Combining different disciplines, Leiden University researchers work together to formulate innovative solutions to societal problems. Below is an example from the field of health and wellbeing.

Overview Research in the spotlight

From Data to insight

The importance of sound research methods

Social science research helps us understand human behaviour and social structures. These are determined by various factors, which makes the research complex and increases the likelihood of drawing the wrong conclusions. The choice of research method and analysis is therefore extremely important. It is also essential to indicate the limitations and assumptions of research when publishing results. This makes it clear what exactly the researchers have and have not studied.
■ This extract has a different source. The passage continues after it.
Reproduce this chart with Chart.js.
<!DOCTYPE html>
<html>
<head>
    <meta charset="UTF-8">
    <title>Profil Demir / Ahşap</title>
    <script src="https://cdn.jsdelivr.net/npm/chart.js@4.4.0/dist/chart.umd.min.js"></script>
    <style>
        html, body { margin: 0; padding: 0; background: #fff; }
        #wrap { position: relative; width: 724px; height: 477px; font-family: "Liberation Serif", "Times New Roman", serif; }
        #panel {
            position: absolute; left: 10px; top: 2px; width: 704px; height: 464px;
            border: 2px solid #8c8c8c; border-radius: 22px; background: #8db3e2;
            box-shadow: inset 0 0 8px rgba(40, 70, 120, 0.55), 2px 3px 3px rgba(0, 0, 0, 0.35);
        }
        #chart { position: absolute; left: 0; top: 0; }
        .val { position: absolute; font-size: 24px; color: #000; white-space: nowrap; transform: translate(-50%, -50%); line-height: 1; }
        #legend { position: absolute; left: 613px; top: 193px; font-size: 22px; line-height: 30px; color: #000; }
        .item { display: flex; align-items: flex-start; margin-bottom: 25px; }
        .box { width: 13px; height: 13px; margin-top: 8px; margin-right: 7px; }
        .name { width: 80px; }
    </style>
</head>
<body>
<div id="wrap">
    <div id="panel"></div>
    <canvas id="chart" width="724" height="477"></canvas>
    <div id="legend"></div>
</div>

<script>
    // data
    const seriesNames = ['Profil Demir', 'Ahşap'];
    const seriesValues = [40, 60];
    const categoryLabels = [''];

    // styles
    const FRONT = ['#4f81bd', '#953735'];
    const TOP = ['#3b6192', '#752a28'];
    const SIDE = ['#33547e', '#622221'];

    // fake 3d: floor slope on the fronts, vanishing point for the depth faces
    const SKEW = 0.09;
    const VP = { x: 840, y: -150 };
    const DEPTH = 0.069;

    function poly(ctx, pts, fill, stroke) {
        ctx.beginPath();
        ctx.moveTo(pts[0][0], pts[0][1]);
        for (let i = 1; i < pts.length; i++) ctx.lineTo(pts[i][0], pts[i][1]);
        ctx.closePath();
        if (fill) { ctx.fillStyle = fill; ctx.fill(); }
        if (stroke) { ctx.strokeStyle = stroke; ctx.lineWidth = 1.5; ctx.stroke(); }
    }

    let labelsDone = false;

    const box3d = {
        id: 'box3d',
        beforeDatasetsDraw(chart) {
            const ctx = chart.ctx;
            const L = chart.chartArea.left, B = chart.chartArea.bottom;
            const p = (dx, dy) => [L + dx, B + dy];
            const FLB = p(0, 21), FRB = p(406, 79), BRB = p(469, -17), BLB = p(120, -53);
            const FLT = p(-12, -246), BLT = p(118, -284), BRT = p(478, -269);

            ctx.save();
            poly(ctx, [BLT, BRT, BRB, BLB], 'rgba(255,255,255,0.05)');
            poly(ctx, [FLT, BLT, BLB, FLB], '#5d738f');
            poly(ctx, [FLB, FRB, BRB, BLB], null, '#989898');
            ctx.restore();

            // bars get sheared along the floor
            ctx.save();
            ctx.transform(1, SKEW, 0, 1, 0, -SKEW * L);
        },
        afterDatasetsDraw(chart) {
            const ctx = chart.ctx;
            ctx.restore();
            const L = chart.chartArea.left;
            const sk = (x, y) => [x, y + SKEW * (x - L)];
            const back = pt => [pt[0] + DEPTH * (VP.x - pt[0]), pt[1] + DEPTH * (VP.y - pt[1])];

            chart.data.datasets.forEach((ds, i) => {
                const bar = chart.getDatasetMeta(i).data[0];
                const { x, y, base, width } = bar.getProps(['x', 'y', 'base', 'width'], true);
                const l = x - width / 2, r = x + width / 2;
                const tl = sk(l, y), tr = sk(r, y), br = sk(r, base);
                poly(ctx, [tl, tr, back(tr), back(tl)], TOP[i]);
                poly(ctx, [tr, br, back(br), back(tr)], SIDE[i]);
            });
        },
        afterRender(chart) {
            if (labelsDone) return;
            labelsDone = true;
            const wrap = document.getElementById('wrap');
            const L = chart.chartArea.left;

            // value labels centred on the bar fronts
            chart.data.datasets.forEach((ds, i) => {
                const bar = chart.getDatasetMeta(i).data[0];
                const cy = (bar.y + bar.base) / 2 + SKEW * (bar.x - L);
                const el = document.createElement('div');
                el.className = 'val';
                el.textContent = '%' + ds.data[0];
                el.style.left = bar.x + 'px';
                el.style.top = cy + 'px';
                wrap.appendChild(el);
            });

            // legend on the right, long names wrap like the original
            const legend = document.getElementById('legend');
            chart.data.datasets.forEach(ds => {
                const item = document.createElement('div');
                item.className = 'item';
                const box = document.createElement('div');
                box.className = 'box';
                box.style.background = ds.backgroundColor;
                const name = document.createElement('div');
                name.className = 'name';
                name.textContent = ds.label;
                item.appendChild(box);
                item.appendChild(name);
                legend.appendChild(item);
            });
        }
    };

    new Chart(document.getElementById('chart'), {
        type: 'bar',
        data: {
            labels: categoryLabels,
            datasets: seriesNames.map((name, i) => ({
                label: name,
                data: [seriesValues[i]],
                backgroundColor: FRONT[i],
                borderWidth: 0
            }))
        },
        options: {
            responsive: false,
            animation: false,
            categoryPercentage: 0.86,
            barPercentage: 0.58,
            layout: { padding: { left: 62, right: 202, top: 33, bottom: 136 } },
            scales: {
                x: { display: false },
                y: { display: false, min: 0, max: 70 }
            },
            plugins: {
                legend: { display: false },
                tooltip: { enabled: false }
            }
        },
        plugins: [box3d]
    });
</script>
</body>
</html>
Recent discussions in academia and society on the reliability of social science research highlight the importance of looking at research methods and how to improve them.

Researching research

Leiden University has a centre that studies and evaluates the conduct of scientific research: the Centre for Science and Technology Studies (CWTS). The social scientists who work there conduct research into the dynamics of academic research around the world. Their research increases our knowledge of the international academic system and the evaluation of academic research.
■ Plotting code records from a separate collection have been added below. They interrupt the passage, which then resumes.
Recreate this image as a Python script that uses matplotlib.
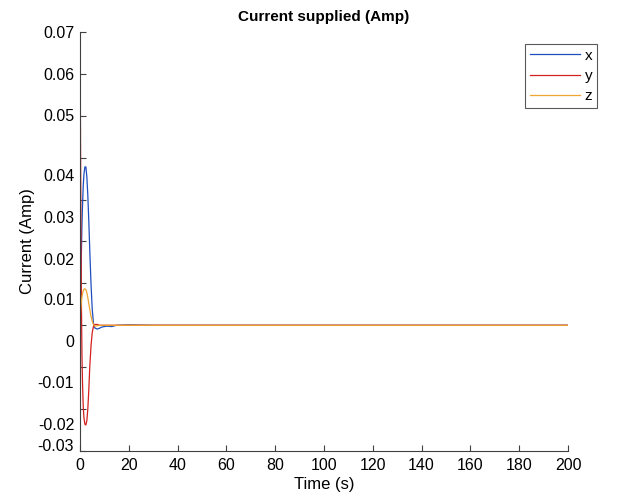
import matplotlib
matplotlib.use("Agg")
import matplotlib.pyplot as plt
from matplotlib.transforms import blended_transform_factory

plt.rcParams["font.family"] = ["Liberation Sans", "DejaVu Sans"]

# time samples (s) and the three current components (Amp)
t = [0, 0.1, 0.2, 0.3, 0.4, 0.6, 0.8, 1.0, 1.3, 1.6, 2.0, 2.4, 2.8, 3.2,
     3.6, 4.0, 4.5, 5.0, 5.5, 6.0, 7.0, 8.0, 9.0, 11, 13, 15, 20, 30, 50, 200]
cur_x = [0.0, 0.003, 0.006, 0.009, 0.012, 0.018, 0.024, 0.028, 0.033, 0.036,
         0.0378, 0.0378, 0.0355, 0.031, 0.025, 0.018, 0.010, 0.004, 0.0005,
         -0.0006, -0.0009, -0.0007, -0.0004, -0.0002, -0.0003, 0.0, 0.0001,
         0.0, 0.0, 0.0]
cur_y = [0.069, 0.058, 0.046, 0.033, 0.021, 0.004, -0.007, -0.013, -0.019,
         -0.022, -0.0236, -0.0238, -0.0228, -0.020, -0.0155, -0.010, -0.005,
         -0.0018, -0.0003, 0.0002, 0.0002, 0.0, 0.0, 0.0, 0.0, 0.0, 0.0,
         0.0, 0.0, 0.0]
cur_z = [0.0, 0.002, 0.003, 0.0038, 0.0045, 0.0058, 0.0068, 0.0075, 0.0082,
         0.0086, 0.0087, 0.0085, 0.0078, 0.0066, 0.0052, 0.0038, 0.0022,
         0.001, 0.0002, -0.0002, -0.0001, 0.0, 0.0, 0.0, 0.0, 0.0, 0.0,
         0.0, 0.0, 0.0]

x_ticks = list(range(0, 201, 20))
y_ticks = [0.07, 0.06, 0.05, 0.04, 0.03, 0.02, 0.01, 0.0, -0.01, -0.02, -0.03]
y_tick_text = ["0.07", "0.06", "0.05", "0.04", "0.03", "0.02", "0.01", "0",
               "-0.01", "-0.02", "-0.03"]
# where the tick texts actually sit in the reference (they drift off the marks)
y_text_at = [0.0697, 0.0597, 0.0498, 0.0354, 0.0254, 0.0154, 0.0058,
             -0.0042, -0.0140, -0.0238, -0.0290]

fig = plt.figure(figsize=(6.26, 4.97), dpi=100)
ax = fig.add_axes([80 / 626, 1 - 451 / 497, 488 / 626, 419 / 497])

ax.plot(t, cur_x, color="#1f4fbf", lw=0.9, label="x")
ax.plot(t, cur_y, color="#d42020", lw=0.9, label="y")
ax.plot(t, cur_z, color="#eea630", lw=0.9, label="z")

ax.set_xlim(0, 200)
ax.set_ylim(-0.03, 0.07)
ax.set_xticks(x_ticks)
ax.set_yticks(y_ticks)
ax.set_yticklabels([""] * len(y_ticks))
ax.tick_params(direction="in", length=4, width=0.8, colors="#404040",
               labelcolor="black", labelsize=11.5)
ax.tick_params(axis="x", pad=5)

trans = blended_transform_factory(ax.transAxes, ax.transData)
for txt, yv in zip(y_tick_text, y_text_at):
    ax.text(-0.012, yv, txt, transform=trans, ha="right", va="center",
            fontsize=11.5)

for s in ["top", "right"]:
    ax.spines[s].set_visible(False)
for s in ["left", "bottom"]:
    ax.spines[s].set_color("#404040")
    ax.spines[s].set_linewidth(0.8)

ax.set_title("Current supplied (Amp)", fontsize=11, fontweight="bold", pad=8)
ax.set_xlabel("Time (s)", fontsize=12, labelpad=3)
ax.set_ylabel("Current (Amp)", fontsize=12, labelpad=29)

leg = ax.legend(loc="upper right", bbox_to_anchor=(597 / 626, 1 - 44 / 497),
                bbox_transform=fig.transFigure, fontsize=11, fancybox=False,
                handlelength=3.3, handletextpad=0.3, borderpad=0.3,
                labelspacing=0.42, borderaxespad=0)
leg.get_frame().set_edgecolor("#303030")
leg.get_frame().set_linewidth(0.8)

fig.savefig("out.png", dpi=100)
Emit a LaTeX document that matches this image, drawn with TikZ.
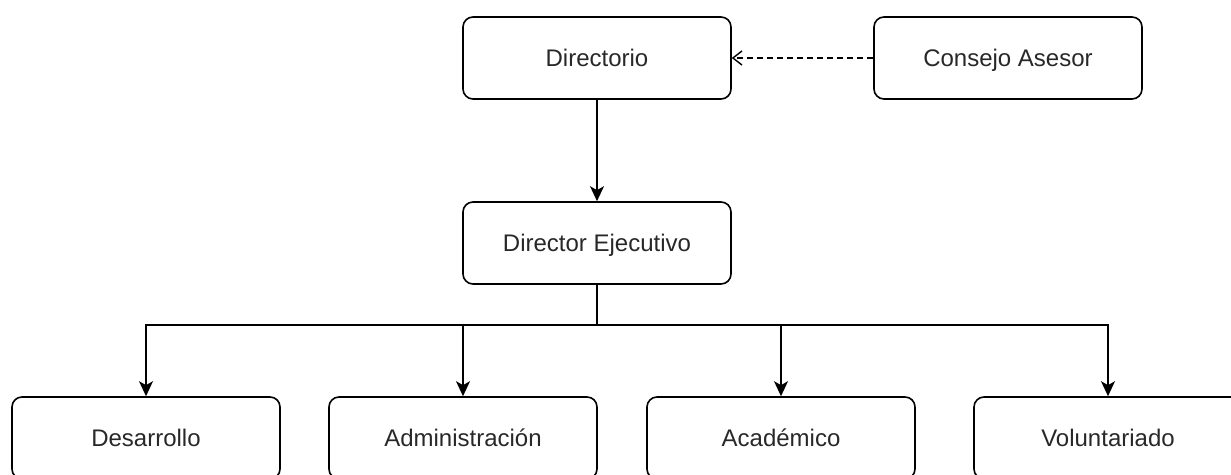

The unit of Professor of Methodology and Statistics of Psychological Research Mark de Rooij focuses on improving statistical methodology. His researchers use computer simulations to evaluate which statistical methods are applicable to which types of research. The results enable them to draw up guidelines that help psychologists select the right method for their research.


New insight into society

The focus on methodology delivers powerful insights in various academic disciplines. For instance, political scientists Tom Louwerse and Simon Otjes discovered why one MP is much more active than another by examining the number of motions, amendments and parliamentary questions that MPs tabled.
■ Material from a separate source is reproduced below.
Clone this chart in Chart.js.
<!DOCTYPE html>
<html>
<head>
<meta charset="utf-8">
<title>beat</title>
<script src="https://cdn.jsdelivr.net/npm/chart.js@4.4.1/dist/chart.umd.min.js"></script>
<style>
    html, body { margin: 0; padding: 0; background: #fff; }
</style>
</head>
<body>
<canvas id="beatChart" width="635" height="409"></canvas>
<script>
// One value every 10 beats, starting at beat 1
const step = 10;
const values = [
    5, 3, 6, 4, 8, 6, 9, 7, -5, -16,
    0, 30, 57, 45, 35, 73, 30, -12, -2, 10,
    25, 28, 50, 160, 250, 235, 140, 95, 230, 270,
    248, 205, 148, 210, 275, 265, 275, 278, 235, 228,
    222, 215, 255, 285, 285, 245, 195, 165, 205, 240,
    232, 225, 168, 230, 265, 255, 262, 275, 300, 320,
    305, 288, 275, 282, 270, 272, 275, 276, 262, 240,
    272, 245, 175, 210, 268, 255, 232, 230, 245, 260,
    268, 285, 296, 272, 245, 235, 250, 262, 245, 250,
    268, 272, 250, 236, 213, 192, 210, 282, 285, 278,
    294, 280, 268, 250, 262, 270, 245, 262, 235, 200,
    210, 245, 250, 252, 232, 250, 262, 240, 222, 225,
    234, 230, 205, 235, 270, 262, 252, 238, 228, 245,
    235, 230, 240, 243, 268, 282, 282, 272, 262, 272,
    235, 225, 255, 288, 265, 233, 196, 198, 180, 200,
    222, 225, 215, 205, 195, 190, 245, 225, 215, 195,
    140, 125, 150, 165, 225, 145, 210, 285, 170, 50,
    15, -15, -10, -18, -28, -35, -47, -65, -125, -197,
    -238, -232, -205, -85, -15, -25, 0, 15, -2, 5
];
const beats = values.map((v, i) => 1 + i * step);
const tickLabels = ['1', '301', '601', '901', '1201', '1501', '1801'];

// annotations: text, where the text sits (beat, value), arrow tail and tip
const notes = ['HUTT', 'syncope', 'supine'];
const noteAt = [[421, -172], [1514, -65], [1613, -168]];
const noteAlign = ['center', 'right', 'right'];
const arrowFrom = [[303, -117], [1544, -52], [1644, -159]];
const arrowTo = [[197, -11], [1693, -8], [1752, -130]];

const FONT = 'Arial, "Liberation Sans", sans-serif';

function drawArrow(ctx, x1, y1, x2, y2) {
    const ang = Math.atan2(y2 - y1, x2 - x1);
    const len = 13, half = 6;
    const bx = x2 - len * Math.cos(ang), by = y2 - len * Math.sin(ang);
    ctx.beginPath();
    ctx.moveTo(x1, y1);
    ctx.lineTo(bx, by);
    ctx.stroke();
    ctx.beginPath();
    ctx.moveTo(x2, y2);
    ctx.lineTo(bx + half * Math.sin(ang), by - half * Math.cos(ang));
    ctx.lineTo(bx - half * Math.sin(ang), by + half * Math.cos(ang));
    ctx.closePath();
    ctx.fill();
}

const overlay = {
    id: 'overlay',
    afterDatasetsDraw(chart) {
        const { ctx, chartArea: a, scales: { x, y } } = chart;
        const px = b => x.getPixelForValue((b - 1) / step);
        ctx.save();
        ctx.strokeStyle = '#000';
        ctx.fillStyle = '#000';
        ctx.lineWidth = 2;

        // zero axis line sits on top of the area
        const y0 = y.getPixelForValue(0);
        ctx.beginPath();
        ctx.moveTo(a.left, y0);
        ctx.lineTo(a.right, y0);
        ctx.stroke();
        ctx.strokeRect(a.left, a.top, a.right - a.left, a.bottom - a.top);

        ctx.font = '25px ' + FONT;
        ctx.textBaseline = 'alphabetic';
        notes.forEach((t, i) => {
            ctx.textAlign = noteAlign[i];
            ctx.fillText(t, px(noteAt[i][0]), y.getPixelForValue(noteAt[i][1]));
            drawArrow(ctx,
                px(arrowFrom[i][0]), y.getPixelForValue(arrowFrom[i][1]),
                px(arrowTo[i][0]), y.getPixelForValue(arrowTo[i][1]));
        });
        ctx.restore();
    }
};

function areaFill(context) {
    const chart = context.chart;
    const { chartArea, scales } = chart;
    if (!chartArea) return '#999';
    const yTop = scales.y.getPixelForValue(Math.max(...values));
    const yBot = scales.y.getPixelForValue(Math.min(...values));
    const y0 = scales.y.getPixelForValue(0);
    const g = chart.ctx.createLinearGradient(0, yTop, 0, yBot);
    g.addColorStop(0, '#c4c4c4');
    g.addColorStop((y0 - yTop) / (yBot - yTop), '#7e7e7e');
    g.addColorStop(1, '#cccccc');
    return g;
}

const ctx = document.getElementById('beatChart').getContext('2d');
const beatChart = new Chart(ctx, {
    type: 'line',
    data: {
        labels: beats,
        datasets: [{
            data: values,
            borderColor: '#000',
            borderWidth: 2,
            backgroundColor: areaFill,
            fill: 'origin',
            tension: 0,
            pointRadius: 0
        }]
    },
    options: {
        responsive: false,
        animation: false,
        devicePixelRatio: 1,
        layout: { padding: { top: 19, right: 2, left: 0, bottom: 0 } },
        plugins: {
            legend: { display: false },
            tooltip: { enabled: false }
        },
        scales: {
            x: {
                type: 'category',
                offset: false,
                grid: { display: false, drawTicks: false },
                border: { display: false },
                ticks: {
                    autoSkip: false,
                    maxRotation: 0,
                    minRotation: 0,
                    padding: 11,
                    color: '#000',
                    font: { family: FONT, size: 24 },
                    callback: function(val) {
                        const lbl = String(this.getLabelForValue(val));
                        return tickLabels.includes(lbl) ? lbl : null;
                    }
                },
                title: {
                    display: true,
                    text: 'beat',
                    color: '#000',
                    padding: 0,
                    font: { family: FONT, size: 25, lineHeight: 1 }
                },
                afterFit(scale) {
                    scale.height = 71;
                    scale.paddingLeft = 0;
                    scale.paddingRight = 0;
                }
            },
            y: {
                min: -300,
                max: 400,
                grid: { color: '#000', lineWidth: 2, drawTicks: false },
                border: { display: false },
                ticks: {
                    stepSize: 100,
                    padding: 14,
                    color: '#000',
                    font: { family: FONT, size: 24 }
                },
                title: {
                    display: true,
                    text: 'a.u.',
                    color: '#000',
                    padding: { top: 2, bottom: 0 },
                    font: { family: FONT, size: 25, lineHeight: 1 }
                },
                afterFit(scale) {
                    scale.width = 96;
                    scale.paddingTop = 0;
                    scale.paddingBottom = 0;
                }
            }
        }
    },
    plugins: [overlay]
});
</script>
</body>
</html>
Careful choice of method also enabled researchers from Leiden in Education and Child Studies to gain insight into the wellbeing of small children in noisy and quieter day care centres. Another example is economic anthropologist Erik Bähre, who chose to use the extended case study in his research into the causes of inequality and violence in South Africa. He wanted to learn about the effect of insurance companies on daily life in South Africa. His research included talking to people, participating in daily life in the townships and analysing websites and documentation.